Structural and Electronic Response of Fe(II) Hofmann-Type Conjugated Coordination Polymers to Spin Crossover

Magnetic bi-stability (bi) in Fe(II) Hofmann-type conjugated coordination polymers (CCPs) offers a pathway to innovative applications in data storage and molecular switching. Upon spin crossover (SCO) induced by external stimuli, these CCPs transition between different spin states with disparate structural, thermodynamic, electronic, and magnetic properties. Here, we employ periodic density functional theory (DFT) calculations to decipher the structure-property-function relationship in bi-CCPs with a focus on archetypal 2D [Fe(II)(py)2Pt(CN)4] employing a supercell consist of four Fe SCO centers covering a range of full to partial high-spin (HS) and low-spin (LS) states. Our results show that the fully HS state is a wide band gap global minimum aligning with our experimental electrical conductivity measurements. Changing the spin states of the four Fe centers successively reveals that a full SCO from HS to LS state is not possible in the extended material due to the high energy barriers of partially high-spin states (i.e. 75% HS or 25% HS states) which are accompanied by an overall reduction in the unit cell volume.
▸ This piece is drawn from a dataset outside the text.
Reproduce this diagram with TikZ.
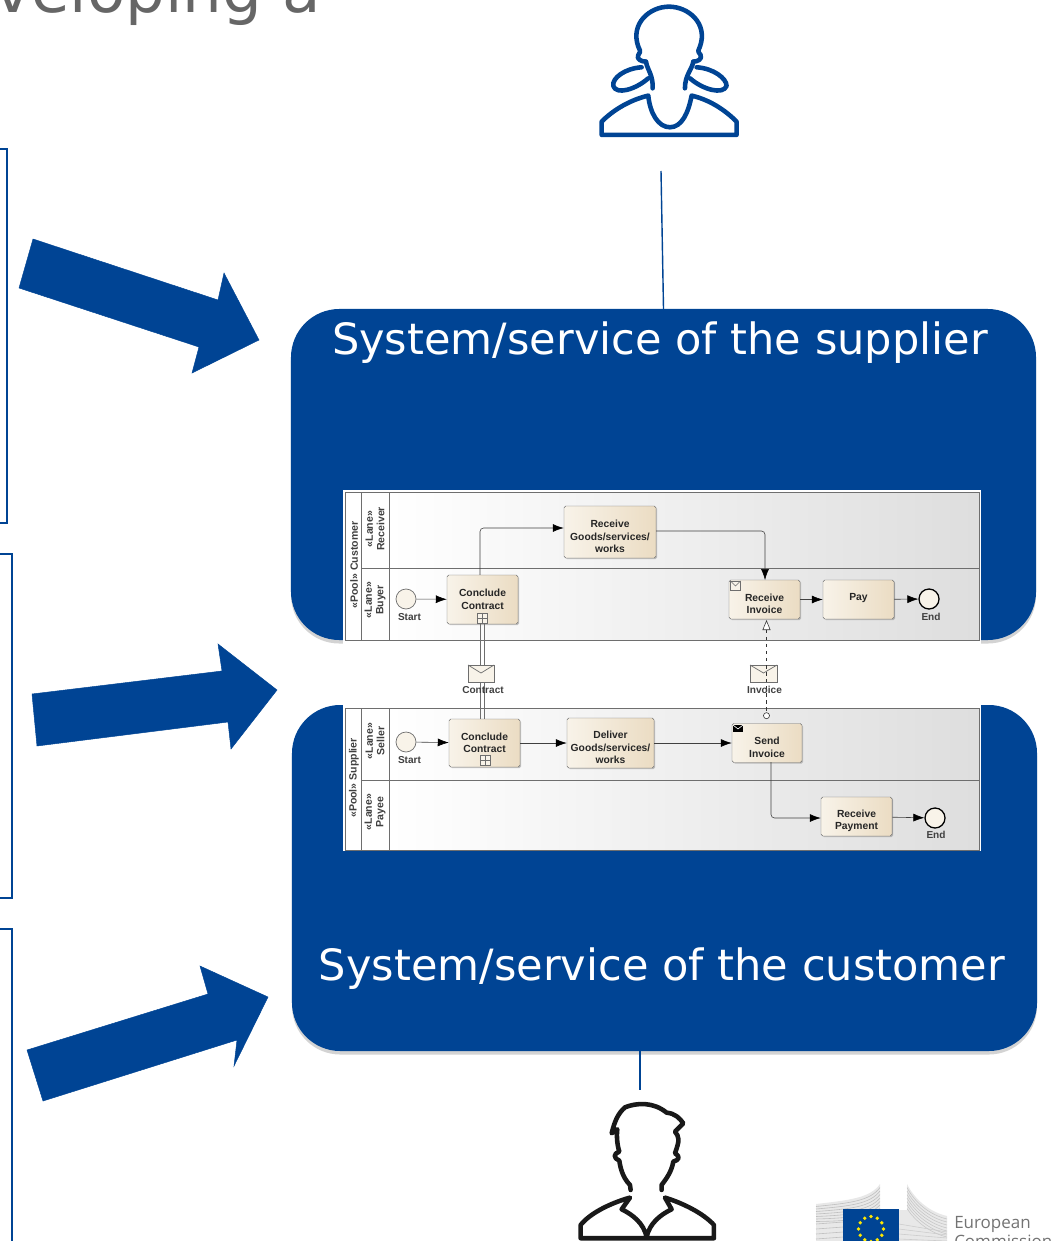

We attribute this shrinkage to the decreases of the Fe-N bond lengths which in turn creates lattice strain. These two transient spin-states show a metallic behavior as opposed to the semiconductor behavior of the HS state promising potential applications for creating a system with switchable magnetic and electronic responses. Investigating charge transport pathways in the system reveals dominant intra-layer charge transport via both through-bond and through-space mechanisms. The outcome of this study will provide valuable insights into the spin transition behavior in bi-CCPs and will help as a foundation for designing materials with tailored electronic and magnetic properties.